Challenge »
Produce an exact transcription of the listing below, omitting the pictures.

Supplied data »
────

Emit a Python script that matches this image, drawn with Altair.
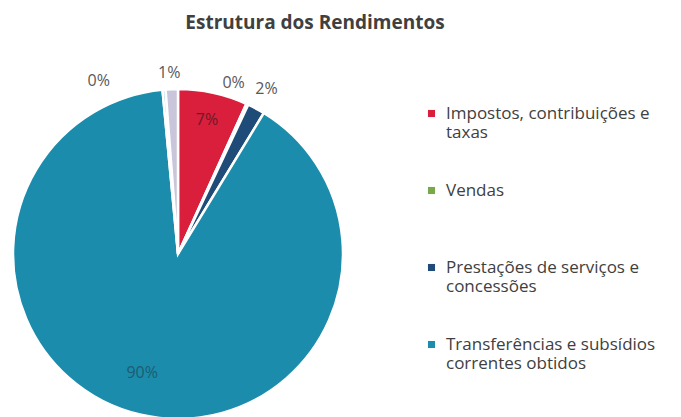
import altair as alt
import pandas as pd

# ---- data ----
categories = [
    "Impostos, contribuições e taxas",
    "Vendas",
    "Prestações de serviços e concessões",
    "Transferências e subsídios correntes obtidos",
    "Rendimentos de propriedade",
    "Outros rendimentos",
]
values = [6.8, 0.2, 1.7, 89.8, 0.3, 1.2]  # percent
legend_items = categories[:4]
legend_lines = {
    "Impostos, contribuições e taxas": ["Impostos, contribuições e", "taxas"],
    "Vendas": ["Vendas", " "],
    "Prestações de serviços e concessões": ["Prestações de serviços e", "concessões"],
    "Transferências e subsídios correntes obtidos": ["Transferências e subsídios", "correntes obtidos"],
}

# ---- styles ----
colors = ["#DA1F3D", "#79A84B", "#1F4B79", "#1B8CAB", "#8CCFE0", "#C9C5DA"]
FONT = "Open Sans"
# label placement per slice: (radius, dx, dy, color)
label_style = [
    (137, 0, 0, "#6b1a26"),
    (180, -20, -8, "#595959"),
    (187, 0, 0, "#595959"),
    (124, -8, -2, "#1d5d72"),
    (180, -64, 6, "#595959"),
    (181, -2, 0, "#595959"),
]

df = pd.DataFrame({
    "cat": categories,
    "value": values,
    "pct": [v / 100 for v in values],
    "idx": list(range(len(categories))),
})

theta = alt.Theta("value:Q", stack=True)
order = alt.Order("idx:Q", sort="ascending")

label_expr_parts = []
for k, lines in legend_lines.items():
    arr = "[" + ",".join("'" + s + "'" for s in lines) + "]"
    label_expr_parts.append(f"datum.label == '{k}' ? {arr} : ")
label_expr = "".join(label_expr_parts) + "datum.label"

arcs = alt.Chart(df).mark_arc(outerRadius=165, stroke="white", strokeWidth=2.5).encode(
    theta=theta,
    order=order,
    color=alt.Color(
        "cat:N",
        scale=alt.Scale(domain=categories, range=colors),
        legend=alt.Legend(
            title=None,
            values=legend_items,
            orient="none",
            legendX=407,
            legendY=66,
            symbolType="square",
            symbolSize=50,
            symbolStrokeWidth=0,
            labelFont=FONT,
            labelFontSize=17,
            labelColor="#404040",
            labelLimit=400,
            labelExpr=label_expr,
            rowPadding=40,
            labelOffset=6,
        ),
    ),
)

layers = [arcs]
for i, (r, dx, dy, col) in enumerate(label_style):
    t = alt.Chart(df).transform_calculate(
        lbl=f"datum.idx == {i} ? format(datum.pct, '.0%') : ''"
    ).mark_text(
        radius=r, dx=dx, dy=dy, font=FONT, fontSize=16, color=col
    ).encode(theta=theta, order=order, text="lbl:N")
    layers.append(t)

chart = alt.layer(*layers).properties(
    width=324,
    height=430,
    padding={"left": 0, "top": 6, "right": 0, "bottom": 0},
    title=alt.TitleParams(
        "Estrutura dos Rendimentos",
        font=FONT,
        fontSize=19,
        fontWeight="bold",
        color="#404040",
        anchor="middle",
        dx=137,
        offset=6,
    ),
).configure_view(stroke=None)

chart.save("out.html", embed_options={"renderer": "svg", "actions": False})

────

Task output »
Emit a Python script that matches this image, drawn with Altair.
import altair as alt
import pandas as pd

# ---- data ----
categories = [
    "Impostos, contribuições e taxas",
    "Vendas",
    "Prestações de serviços e concessões",
    "Transferências e subsídios correntes obtidos",
    "Rendimentos de propriedade",
    "Outros rendimentos",
]
values = [6.8, 0.2, 1.7, 89.8, 0.3, 1.2]  # percent
legend_items = categories[:4]
legend_lines = {
    "Impostos, contribuições e taxas": ["Impostos, contribuições e", "taxas"],
    "Vendas": ["Vendas", " "],
    "Prestações de serviços e concessões": ["Prestações de serviços e", "concessões"],
    "Transferências e subsídios correntes obtidos": ["Transferências e subsídios", "correntes obtidos"],
}

# ---- styles ----
colors = ["#DA1F3D", "#79A84B", "#1F4B79", "#1B8CAB", "#8CCFE0", "#C9C5DA"]
FONT = "Open Sans"
# label placement per slice: (radius, dx, dy, color)
label_style = [
    (137, 0, 0, "#6b1a26"),
    (180, -20, -8, "#595959"),
    (187, 0, 0, "#595959"),
    (124, -8, -2, "#1d5d72"),
    (180, -64, 6, "#595959"),
    (181, -2, 0, "#595959"),
]

df = pd.DataFrame({
    "cat": categories,
    "value": values,
    "pct": [v / 100 for v in values],
    "idx": list(range(len(categories))),
})

theta = alt.Theta("value:Q", stack=True)
order = alt.Order("idx:Q", sort="ascending")

label_expr_parts = []
for k, lines in legend_lines.items():
    arr = "[" + ",".join("'" + s + "'" for s in lines) + "]"
    label_expr_parts.append(f"datum.label == '{k}' ? {arr} : ")
label_expr = "".join(label_expr_parts) + "datum.label"

arcs = alt.Chart(df).mark_arc(outerRadius=165, stroke="white", strokeWidth=2.5).encode(
    theta=theta,
    order=order,
    color=alt.Color(
        "cat:N",
        scale=alt.Scale(domain=categories, range=colors),
        legend=alt.Legend(
            title=None,
            values=legend_items,
            orient="none",
            legendX=407,
            legendY=66,
            symbolType="square",
            symbolSize=50,
            symbolStrokeWidth=0,
            labelFont=FONT,
            labelFontSize=17,
            labelColor="#404040",
            labelLimit=400,
            labelExpr=label_expr,
            rowPadding=40,
            labelOffset=6,
        ),
    ),
)

layers = [arcs]
for i, (r, dx, dy, col) in enumerate(label_style):
    t = alt.Chart(df).transform_calculate(
        lbl=f"datum.idx == {i} ? format(datum.pct, '.0%') : ''"
    ).mark_text(
        radius=r, dx=dx, dy=dy, font=FONT, fontSize=16, color=col
    ).encode(theta=theta, order=order, text="lbl:N")
    layers.append(t)

chart = alt.layer(*layers).properties(
    width=324,
    height=430,
    padding={"left": 0, "top": 6, "right": 0, "bottom": 0},
    title=alt.TitleParams(
        "Estrutura dos Rendimentos",
        font=FONT,
        fontSize=19,
        fontWeight="bold",
        color="#404040",
        anchor="middle",
        dx=137,
        offset=6,
    ),
).configure_view(stroke=None)

chart.save("out.html", embed_options={"renderer": "svg", "actions": False})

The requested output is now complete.